-- Start of MATERIAL --
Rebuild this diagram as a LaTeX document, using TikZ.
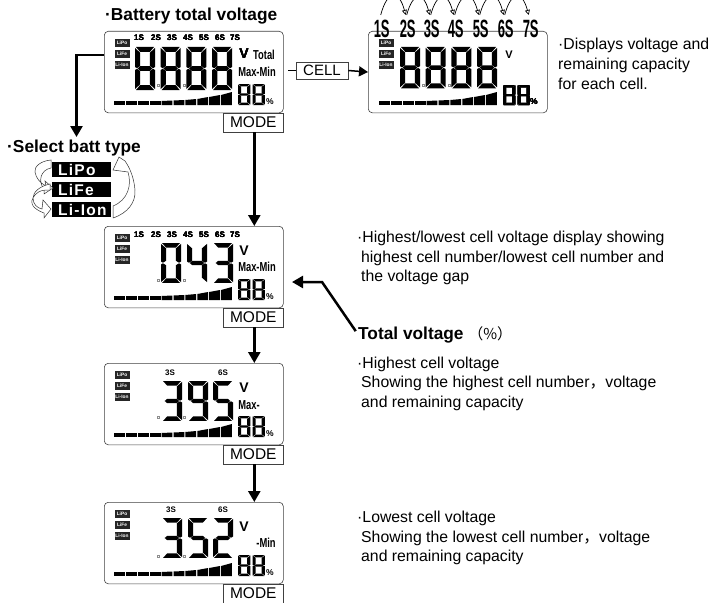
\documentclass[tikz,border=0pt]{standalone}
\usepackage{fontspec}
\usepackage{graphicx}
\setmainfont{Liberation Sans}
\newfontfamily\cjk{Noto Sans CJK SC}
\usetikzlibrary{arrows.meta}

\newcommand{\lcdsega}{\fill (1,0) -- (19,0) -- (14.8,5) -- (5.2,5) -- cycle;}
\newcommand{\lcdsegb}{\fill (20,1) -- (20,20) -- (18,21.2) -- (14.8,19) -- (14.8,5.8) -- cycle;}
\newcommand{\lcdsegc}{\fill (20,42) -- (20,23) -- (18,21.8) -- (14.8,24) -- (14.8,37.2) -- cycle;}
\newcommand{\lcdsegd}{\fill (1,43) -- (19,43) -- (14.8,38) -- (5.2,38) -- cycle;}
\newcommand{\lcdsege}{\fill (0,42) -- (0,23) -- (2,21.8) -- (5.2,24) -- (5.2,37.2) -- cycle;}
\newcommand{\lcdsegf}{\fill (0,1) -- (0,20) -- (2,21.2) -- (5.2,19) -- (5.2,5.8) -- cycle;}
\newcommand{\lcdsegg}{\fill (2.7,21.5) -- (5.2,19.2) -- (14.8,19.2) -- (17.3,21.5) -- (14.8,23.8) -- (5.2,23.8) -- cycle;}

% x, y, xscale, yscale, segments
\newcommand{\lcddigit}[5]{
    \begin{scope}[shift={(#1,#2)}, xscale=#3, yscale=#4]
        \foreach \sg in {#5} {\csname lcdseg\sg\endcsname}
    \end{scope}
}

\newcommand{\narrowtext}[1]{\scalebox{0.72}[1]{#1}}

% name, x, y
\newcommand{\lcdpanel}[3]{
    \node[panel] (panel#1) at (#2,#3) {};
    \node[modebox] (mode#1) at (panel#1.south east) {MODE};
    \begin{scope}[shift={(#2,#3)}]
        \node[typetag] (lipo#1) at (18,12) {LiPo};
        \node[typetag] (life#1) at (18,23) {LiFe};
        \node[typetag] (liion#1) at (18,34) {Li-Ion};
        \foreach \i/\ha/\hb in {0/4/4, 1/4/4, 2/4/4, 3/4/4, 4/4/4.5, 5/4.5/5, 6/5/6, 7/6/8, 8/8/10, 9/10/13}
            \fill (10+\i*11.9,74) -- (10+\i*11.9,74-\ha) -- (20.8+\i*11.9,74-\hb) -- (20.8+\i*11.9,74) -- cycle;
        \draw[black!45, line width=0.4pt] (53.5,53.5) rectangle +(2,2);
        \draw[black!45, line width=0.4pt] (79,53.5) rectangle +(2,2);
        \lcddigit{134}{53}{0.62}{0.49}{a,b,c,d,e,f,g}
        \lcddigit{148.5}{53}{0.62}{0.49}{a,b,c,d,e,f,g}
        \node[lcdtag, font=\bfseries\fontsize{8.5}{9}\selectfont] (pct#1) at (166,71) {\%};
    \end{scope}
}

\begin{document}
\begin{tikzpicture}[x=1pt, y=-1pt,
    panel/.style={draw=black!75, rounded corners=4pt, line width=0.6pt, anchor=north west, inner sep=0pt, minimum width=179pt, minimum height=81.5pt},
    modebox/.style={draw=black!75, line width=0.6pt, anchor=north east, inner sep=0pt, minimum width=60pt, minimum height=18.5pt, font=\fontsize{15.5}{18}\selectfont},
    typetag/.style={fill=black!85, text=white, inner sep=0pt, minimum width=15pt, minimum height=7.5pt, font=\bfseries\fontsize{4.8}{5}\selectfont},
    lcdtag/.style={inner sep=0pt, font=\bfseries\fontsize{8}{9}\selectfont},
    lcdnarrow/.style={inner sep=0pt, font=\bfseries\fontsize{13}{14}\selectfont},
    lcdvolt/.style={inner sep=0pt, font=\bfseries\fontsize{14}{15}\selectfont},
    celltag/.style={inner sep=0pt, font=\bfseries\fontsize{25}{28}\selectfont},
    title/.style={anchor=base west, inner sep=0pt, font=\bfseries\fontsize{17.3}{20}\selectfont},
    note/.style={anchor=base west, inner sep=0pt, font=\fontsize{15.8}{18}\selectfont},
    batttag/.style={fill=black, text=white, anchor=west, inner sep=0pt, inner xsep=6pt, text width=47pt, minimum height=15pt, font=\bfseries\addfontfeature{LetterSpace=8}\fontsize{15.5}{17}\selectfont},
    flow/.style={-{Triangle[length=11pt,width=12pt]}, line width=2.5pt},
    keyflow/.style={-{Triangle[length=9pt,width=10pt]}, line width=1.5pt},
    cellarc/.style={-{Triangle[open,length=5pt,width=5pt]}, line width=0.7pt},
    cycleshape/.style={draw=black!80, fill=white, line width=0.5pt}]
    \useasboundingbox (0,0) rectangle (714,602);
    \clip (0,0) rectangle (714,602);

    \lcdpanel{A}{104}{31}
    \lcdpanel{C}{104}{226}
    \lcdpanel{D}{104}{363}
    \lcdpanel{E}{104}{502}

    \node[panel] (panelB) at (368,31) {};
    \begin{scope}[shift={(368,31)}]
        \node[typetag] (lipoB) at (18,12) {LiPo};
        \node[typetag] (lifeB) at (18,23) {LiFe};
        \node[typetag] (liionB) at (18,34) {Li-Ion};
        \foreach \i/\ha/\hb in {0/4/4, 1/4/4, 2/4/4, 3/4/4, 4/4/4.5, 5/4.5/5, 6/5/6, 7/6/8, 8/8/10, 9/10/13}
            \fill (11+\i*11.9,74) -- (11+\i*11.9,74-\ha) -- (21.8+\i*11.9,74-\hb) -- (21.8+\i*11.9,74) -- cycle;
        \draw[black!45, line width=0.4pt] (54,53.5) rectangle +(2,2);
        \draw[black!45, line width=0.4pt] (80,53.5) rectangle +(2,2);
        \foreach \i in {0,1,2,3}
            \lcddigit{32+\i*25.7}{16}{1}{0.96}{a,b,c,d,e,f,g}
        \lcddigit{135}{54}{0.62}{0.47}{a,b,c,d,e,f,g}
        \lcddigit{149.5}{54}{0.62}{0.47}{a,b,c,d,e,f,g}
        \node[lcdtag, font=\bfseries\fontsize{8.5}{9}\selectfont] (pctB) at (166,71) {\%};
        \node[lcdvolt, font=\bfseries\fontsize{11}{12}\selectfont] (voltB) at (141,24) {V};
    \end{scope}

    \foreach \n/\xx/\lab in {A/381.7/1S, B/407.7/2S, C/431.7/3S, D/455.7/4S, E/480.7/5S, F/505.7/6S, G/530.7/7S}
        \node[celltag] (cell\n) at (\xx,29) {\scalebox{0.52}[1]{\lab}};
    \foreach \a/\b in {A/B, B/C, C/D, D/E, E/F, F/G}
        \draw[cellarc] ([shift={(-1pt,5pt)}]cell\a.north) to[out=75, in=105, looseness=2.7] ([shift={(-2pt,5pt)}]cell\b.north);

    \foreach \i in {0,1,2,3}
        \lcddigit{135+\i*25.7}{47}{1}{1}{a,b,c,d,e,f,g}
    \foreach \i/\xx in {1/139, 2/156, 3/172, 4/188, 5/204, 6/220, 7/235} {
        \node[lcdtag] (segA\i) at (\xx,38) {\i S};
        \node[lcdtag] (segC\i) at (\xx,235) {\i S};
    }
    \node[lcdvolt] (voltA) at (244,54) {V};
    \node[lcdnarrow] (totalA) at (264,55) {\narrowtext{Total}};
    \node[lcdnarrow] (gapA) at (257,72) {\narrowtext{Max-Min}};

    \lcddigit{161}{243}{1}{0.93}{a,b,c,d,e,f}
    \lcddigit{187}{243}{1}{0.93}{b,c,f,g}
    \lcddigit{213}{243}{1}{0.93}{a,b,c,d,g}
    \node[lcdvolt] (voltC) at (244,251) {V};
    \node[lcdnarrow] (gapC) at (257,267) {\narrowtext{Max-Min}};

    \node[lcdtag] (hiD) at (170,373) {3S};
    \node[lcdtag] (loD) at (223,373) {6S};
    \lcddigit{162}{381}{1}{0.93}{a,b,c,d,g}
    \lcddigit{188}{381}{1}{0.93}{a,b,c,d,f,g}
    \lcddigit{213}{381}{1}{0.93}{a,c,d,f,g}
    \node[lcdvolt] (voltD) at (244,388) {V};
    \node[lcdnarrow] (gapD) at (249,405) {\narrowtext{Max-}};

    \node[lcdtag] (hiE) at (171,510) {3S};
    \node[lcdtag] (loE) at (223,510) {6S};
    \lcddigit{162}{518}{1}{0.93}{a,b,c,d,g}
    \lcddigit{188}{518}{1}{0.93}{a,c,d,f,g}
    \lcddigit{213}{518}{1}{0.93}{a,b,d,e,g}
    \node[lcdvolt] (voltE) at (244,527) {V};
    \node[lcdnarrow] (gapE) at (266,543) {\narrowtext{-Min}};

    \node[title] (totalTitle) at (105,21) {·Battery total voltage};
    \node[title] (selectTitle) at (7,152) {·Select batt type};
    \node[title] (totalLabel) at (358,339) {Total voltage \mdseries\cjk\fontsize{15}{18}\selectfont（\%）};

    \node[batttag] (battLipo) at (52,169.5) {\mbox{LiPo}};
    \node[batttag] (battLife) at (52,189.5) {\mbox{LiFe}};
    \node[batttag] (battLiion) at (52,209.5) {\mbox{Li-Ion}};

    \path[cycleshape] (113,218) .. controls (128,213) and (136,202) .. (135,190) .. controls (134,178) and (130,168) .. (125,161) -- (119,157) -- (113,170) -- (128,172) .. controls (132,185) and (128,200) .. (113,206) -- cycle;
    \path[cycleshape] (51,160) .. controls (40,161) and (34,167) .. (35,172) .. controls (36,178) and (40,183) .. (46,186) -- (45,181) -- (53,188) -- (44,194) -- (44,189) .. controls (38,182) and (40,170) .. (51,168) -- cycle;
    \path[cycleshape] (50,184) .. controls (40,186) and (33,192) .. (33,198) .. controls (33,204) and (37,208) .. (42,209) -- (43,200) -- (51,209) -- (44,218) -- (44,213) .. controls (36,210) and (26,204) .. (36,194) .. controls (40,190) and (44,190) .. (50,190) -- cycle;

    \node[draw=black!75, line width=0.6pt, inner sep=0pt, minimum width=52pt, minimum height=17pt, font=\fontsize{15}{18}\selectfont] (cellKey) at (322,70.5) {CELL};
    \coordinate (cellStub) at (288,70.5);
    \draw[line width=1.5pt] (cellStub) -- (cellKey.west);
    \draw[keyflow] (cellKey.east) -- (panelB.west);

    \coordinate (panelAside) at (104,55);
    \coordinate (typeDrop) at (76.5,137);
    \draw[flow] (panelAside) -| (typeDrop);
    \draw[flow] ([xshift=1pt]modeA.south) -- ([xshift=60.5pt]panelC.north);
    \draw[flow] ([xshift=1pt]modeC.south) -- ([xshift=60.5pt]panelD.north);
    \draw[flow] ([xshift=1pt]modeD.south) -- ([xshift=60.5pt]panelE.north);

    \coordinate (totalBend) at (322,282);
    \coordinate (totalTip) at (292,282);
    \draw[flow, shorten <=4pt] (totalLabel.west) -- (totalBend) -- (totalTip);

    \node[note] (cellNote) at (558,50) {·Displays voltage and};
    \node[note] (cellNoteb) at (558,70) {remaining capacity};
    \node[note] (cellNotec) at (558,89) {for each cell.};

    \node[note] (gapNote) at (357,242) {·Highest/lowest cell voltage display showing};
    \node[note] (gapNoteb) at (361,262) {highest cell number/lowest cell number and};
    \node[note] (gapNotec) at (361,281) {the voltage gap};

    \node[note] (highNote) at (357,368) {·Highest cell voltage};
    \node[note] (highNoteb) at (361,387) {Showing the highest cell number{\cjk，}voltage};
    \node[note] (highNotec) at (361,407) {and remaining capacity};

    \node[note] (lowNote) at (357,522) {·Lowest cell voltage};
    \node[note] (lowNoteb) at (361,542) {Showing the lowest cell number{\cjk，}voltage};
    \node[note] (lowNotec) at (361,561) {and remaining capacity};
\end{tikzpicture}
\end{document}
-- End of MATERIAL --
• DO THIS
Reproduce exactly the run of lines that opens the listing and closes with the line holding "(2.7,21.5) -- (5.2,19.2)". Pictures are excluded.

• THE ANSWER
Rebuild this diagram as a LaTeX document, using TikZ.
\documentclass[tikz,border=0pt]{standalone}
\usepackage{fontspec}
\usepackage{graphicx}
\setmainfont{Liberation Sans}
\newfontfamily\cjk{Noto Sans CJK SC}
\usetikzlibrary{arrows.meta}

\newcommand{\lcdsega}{\fill (1,0) -- (19,0) -- (14.8,5) -- (5.2,5) -- cycle;}
\newcommand{\lcdsegb}{\fill (20,1) -- (20,20) -- (18,21.2) -- (14.8,19) -- (14.8,5.8) -- cycle;}
\newcommand{\lcdsegc}{\fill (20,42) -- (20,23) -- (18,21.8) -- (14.8,24) -- (14.8,37.2) -- cycle;}
\newcommand{\lcdsegd}{\fill (1,43) -- (19,43) -- (14.8,38) -- (5.2,38) -- cycle;}
\newcommand{\lcdsege}{\fill (0,42) -- (0,23) -- (2,21.8) -- (5.2,24) -- (5.2,37.2) -- cycle;}
\newcommand{\lcdsegf}{\fill (0,1) -- (0,20) -- (2,21.2) -- (5.2,19) -- (5.2,5.8) -- cycle;}
\newcommand{\lcdsegg}{\fill (2.7,21.5) -- (5.2,19.2) -- (14.8,19.2) -- (17.3,21.5) -- (14.8,23.8) -- (5.2,23.8) -- cycle;}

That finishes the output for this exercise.